Exercise details
In the listing below, find every line containing "draw" and copy it out.

• • • •

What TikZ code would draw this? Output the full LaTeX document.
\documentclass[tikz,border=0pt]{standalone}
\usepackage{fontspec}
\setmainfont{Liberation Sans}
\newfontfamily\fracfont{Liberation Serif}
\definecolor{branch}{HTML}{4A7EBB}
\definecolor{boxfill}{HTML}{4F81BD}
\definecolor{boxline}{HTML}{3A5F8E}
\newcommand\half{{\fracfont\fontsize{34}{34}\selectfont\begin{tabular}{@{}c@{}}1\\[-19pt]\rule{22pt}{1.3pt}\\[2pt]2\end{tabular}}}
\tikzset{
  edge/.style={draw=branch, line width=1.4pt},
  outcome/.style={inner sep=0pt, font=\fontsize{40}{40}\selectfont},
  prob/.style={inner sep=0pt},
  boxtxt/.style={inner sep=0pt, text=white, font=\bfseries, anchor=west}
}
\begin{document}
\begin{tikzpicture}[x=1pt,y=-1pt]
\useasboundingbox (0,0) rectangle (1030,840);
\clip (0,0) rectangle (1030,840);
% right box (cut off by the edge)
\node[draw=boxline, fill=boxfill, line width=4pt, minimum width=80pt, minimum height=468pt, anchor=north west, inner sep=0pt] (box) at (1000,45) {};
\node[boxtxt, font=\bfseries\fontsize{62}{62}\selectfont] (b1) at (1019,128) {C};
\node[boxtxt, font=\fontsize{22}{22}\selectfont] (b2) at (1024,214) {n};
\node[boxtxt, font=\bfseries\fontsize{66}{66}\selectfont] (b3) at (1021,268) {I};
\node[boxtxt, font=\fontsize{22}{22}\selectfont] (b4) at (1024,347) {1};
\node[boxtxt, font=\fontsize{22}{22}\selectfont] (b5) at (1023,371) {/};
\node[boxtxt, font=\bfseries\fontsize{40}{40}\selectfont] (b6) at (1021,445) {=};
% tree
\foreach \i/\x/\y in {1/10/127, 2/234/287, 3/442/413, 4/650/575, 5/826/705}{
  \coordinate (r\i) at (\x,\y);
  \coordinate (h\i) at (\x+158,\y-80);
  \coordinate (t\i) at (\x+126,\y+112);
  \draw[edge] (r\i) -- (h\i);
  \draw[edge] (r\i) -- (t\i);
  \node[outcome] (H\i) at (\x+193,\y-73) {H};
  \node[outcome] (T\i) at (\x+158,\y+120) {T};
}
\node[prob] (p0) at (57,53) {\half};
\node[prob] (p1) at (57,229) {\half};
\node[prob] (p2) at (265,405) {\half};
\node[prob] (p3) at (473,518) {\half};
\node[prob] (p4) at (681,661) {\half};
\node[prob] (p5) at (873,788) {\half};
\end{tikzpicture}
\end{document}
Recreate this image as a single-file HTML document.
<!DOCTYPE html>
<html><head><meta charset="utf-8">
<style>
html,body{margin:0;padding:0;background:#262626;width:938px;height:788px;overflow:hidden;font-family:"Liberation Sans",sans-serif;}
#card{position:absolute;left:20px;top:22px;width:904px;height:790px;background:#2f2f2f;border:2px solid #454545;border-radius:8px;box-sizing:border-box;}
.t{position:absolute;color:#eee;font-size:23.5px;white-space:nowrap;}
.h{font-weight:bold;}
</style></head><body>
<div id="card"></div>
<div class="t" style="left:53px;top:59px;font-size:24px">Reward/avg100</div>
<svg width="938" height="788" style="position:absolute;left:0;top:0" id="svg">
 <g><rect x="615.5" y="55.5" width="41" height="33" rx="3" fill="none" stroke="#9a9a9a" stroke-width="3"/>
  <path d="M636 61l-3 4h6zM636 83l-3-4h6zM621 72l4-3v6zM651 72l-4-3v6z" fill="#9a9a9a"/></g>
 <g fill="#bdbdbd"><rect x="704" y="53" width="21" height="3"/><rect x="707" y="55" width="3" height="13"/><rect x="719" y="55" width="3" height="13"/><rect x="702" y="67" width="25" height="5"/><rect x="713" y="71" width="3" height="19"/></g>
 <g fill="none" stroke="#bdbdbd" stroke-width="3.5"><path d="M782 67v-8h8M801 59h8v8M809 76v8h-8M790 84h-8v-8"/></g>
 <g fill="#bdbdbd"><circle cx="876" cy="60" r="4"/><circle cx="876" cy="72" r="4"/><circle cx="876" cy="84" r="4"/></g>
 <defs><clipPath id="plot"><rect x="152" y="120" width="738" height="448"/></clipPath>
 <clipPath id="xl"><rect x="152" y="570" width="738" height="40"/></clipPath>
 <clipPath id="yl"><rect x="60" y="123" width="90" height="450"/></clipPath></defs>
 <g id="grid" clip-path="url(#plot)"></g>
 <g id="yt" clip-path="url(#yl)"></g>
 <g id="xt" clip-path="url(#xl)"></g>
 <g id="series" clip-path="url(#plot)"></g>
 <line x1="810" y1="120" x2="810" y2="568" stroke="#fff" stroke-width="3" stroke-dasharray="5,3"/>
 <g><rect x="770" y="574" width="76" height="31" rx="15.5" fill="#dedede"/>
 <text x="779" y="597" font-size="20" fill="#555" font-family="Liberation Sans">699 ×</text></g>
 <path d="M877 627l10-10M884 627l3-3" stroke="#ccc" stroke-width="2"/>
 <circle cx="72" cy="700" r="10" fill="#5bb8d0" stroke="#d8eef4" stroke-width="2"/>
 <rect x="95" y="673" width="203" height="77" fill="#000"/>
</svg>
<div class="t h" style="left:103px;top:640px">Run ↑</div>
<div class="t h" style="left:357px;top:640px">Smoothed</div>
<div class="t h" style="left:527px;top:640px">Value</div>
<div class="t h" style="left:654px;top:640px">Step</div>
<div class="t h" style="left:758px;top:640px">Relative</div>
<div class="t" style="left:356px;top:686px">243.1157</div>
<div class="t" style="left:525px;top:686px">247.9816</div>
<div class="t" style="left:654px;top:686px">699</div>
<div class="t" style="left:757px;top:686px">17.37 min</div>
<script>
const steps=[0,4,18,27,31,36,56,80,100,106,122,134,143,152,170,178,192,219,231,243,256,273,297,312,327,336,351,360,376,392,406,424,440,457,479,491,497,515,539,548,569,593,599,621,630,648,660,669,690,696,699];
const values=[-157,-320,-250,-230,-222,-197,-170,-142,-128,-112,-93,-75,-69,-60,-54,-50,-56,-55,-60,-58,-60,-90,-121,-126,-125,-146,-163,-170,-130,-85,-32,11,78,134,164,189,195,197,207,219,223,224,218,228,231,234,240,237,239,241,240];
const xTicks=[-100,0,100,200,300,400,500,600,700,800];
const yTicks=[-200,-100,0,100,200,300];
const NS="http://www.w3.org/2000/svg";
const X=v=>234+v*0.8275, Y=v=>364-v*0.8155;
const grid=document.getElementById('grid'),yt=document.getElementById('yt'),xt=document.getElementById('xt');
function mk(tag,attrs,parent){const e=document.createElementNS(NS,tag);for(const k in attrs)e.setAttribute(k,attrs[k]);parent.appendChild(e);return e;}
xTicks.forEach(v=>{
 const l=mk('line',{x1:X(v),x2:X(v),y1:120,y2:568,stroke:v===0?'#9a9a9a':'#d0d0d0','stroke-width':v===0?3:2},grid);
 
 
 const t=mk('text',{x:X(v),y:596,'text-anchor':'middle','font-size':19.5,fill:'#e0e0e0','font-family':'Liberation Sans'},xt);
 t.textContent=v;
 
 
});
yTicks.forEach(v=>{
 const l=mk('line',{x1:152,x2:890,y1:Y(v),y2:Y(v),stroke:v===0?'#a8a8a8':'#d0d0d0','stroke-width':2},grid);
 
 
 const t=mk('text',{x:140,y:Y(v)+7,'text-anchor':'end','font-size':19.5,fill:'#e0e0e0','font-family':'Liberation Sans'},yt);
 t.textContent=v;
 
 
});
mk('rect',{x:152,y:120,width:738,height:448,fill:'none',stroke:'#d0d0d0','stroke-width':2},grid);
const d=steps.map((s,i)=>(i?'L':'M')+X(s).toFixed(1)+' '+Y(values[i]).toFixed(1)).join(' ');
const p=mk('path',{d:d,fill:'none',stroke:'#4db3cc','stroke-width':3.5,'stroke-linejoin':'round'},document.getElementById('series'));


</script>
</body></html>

• • • •

Task response
What TikZ code would draw this? Output the full LaTeX document.
  edge/.style={draw=branch, line width=1.4pt},
\node[draw=boxline, fill=boxfill, line width=4pt, minimum width=80pt, minimum height=468pt, anchor=north west, inner sep=0pt] (box) at (1000,45) {};
  \draw[edge] (r\i) -- (h\i);
  \draw[edge] (r\i) -- (t\i);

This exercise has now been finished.